I recently joined the Regenerative Grazing Group Facebook page. Participants share information and ask questions about what’s going on in their pastures and help each other think about how we can all be better grazing managers. If you’re a facebooker, you can check it out. In the meantime, I asked if I could share this great fly management hack I found there. I got the thumbs up from the group administrator, so here you go. Thanks to Chris Hollen, Loran Shallenberger and everyone else in the group for getting this information out there!

Here’s Loran Shallenberger’s version of the Chris Hollen model fly trap.
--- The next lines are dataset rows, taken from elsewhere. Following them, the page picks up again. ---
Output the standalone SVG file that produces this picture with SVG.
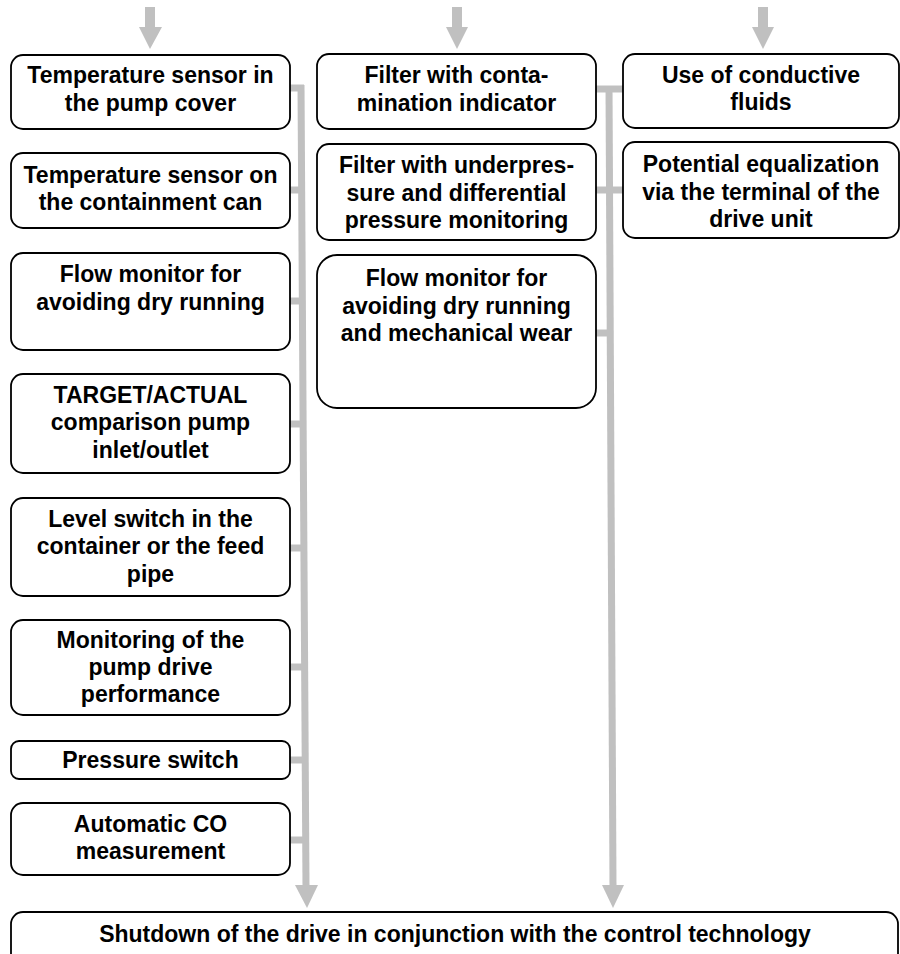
<svg xmlns="http://www.w3.org/2000/svg" width="900" height="954" viewBox="0 0 900 954">
<style>
.box{fill:#fff;stroke:#000;stroke-width:1.8}
.t{font-family:"Liberation Sans",Arial,sans-serif;font-weight:bold;font-size:23px;fill:#000;text-anchor:middle}
.ln{stroke:#c0c0c0;stroke-width:7;fill:none}
.ar{fill:#c0c0c0}
</style>
<rect width="900" height="954" fill="#fff"/>
<g id="connectors">
  <polygon class="ar" points="145,7 155,7 155,27 162,27 150,49 139,27 145,27"/>
  <polygon class="ar" points="452,7 462,7 462,27 468,27 457,49 446,27 452,27"/>
  <polygon class="ar" points="758,7 768,7 768,27 774,27 763,49 752,27 758,27"/>
  <line class="ln" x1="301" y1="85" x2="306" y2="886"/>
  <polygon class="ar" points="295,885 318,885 307,908"/>
  <line class="ln" x1="609" y1="86" x2="613" y2="886"/>
  <polygon class="ar" points="602,885 624,885 613,908"/>
  <line class="ln" x1="290" y1="88" x2="304" y2="88"/>
  <line class="ln" x1="290" y1="190" x2="305" y2="190"/>
  <line class="ln" x1="290" y1="301" x2="305" y2="301"/>
  <line class="ln" x1="290" y1="424" x2="305" y2="424"/>
  <line class="ln" x1="290" y1="548" x2="306" y2="548"/>
  <line class="ln" x1="290" y1="667" x2="306" y2="667"/>
  <line class="ln" x1="290" y1="760" x2="306" y2="760"/>
  <line class="ln" x1="290" y1="840" x2="307" y2="840"/>
  <line class="ln" x1="596" y1="89" x2="623" y2="89"/>
  <line class="ln" x1="596" y1="190" x2="623" y2="190"/>
  <line class="ln" x1="596" y1="333" x2="612" y2="333"/>
</g>
<g id="n1"><rect class="box" x="11" y="55" width="279" height="74" rx="12"/>
<text class="t" x="150.5" y="83">Temperature sensor in</text><text class="t" x="150.5" y="110.5">the pump cover</text></g>
<g id="n2"><rect class="box" x="11" y="153" width="279" height="75" rx="12"/>
<text class="t" x="150.5" y="182.5">Temperature sensor on</text><text class="t" x="150.5" y="210">the containment can</text></g>
<g id="n3"><rect class="box" x="11" y="253" width="279" height="97" rx="12"/>
<text class="t" x="150.5" y="282">Flow monitor for</text><text class="t" x="150.5" y="309.5">avoiding dry running</text></g>
<g id="n4"><rect class="box" x="11" y="374" width="279" height="99" rx="12"/>
<text class="t" x="150.5" y="402.5">TARGET/ACTUAL</text><text class="t" x="150.5" y="430">comparison pump</text><text class="t" x="150.5" y="457.5">inlet/outlet</text></g>
<g id="n5"><rect class="box" x="11" y="498" width="279" height="98" rx="12"/>
<text class="t" x="150.5" y="526.5">Level switch in the</text><text class="t" x="150.5" y="554">container or the feed</text><text class="t" x="150.5" y="581.5">pipe</text></g>
<g id="n6"><rect class="box" x="11" y="620" width="279" height="95" rx="12"/>
<text class="t" x="150.5" y="648">Monitoring of the</text><text class="t" x="150.5" y="675">pump drive</text><text class="t" x="150.5" y="702">performance</text></g>
<g id="n7"><rect class="box" x="11" y="741" width="279" height="38" rx="8"/>
<text class="t" x="150.5" y="767.5">Pressure switch</text></g>
<g id="n8"><rect class="box" x="11" y="803" width="279" height="72" rx="12"/>
<text class="t" x="150.5" y="831.5">Automatic CO</text><text class="t" x="150.5" y="858.5">measurement</text></g>
<g id="m1"><rect class="box" x="317" y="54" width="279" height="75" rx="12"/>
<text class="t" x="456.5" y="82.5">Filter with conta-</text><text class="t" x="456.5" y="110.5">mination indicator</text></g>
<g id="m2"><rect class="box" x="317" y="144" width="279" height="96" rx="12"/>
<text class="t" x="456.5" y="173">Filter with underpres-</text><text class="t" x="456.5" y="200.5">sure and differential</text><text class="t" x="456.5" y="228">pressure monitoring</text></g>
<g id="m3"><rect class="box" x="317" y="255" width="279" height="153" rx="20"/>
<text class="t" x="456.5" y="286">Flow monitor for</text><text class="t" x="456.5" y="313.5">avoiding dry running</text><text class="t" x="456.5" y="341">and mechanical wear</text></g>
<g id="r1"><rect class="box" x="623" y="54" width="276" height="74" rx="12"/>
<text class="t" x="761" y="82.5">Use of conductive</text><text class="t" x="761" y="110">fluids</text></g>
<g id="r2"><rect class="box" x="623" y="142" width="276" height="96" rx="12"/>
<text class="t" x="761" y="172">Potential equalization</text><text class="t" x="761" y="199.5">via the terminal of the</text><text class="t" x="761" y="227">drive unit</text></g>
<g id="bottom"><rect class="box" x="11" y="912" width="887" height="70" rx="12"/>
<text class="t" x="455" y="941.5">Shutdown of the drive in conjunction with the control technology</text></g>
</svg>
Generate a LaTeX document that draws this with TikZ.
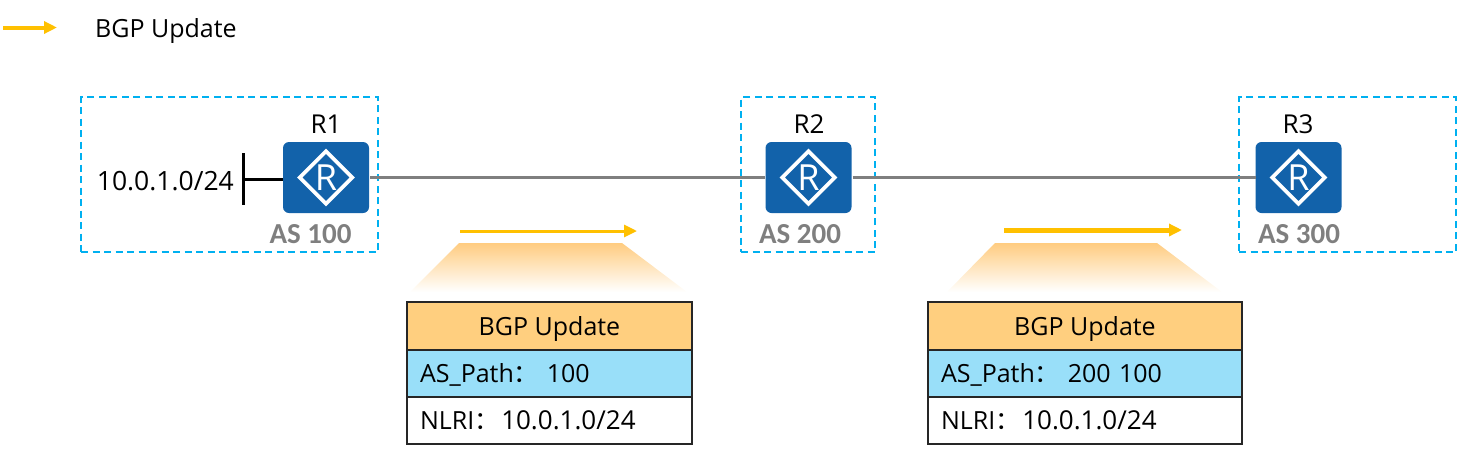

What you’re looking at is a barrel wrapped in fly paper. Here’s what it looked like 24 hours later:

Click to check it out online. It’s also available on Amazon, but at a higher price.

The fly paper Loran uses comes in a $7.49 roll from Tractor Supply. He wraps it around some metal drums he had laying around. Then he places them across the fence from the waterers. As he says, “Cows take a drink, flies get caught.”

Kevin Swalley did this last year and provides these instructions for setting up your barrels: “Its only sticky on one side. Just make a wrap around the barrel and overlap the ends a little to stick the paper back to itself. I just started wrapping over the old paper with the new. A sharp knife will cut through it to throw it away.”

Kevin says that he caught face flies, horse flies and deer flies. The chickens would eat every fly they could reach on the paper. He also found that “there were more flies toward the top of the barrel every time. So I just started flipping the barrel upside down. It seemed to do the best at waste level to chest high on me.”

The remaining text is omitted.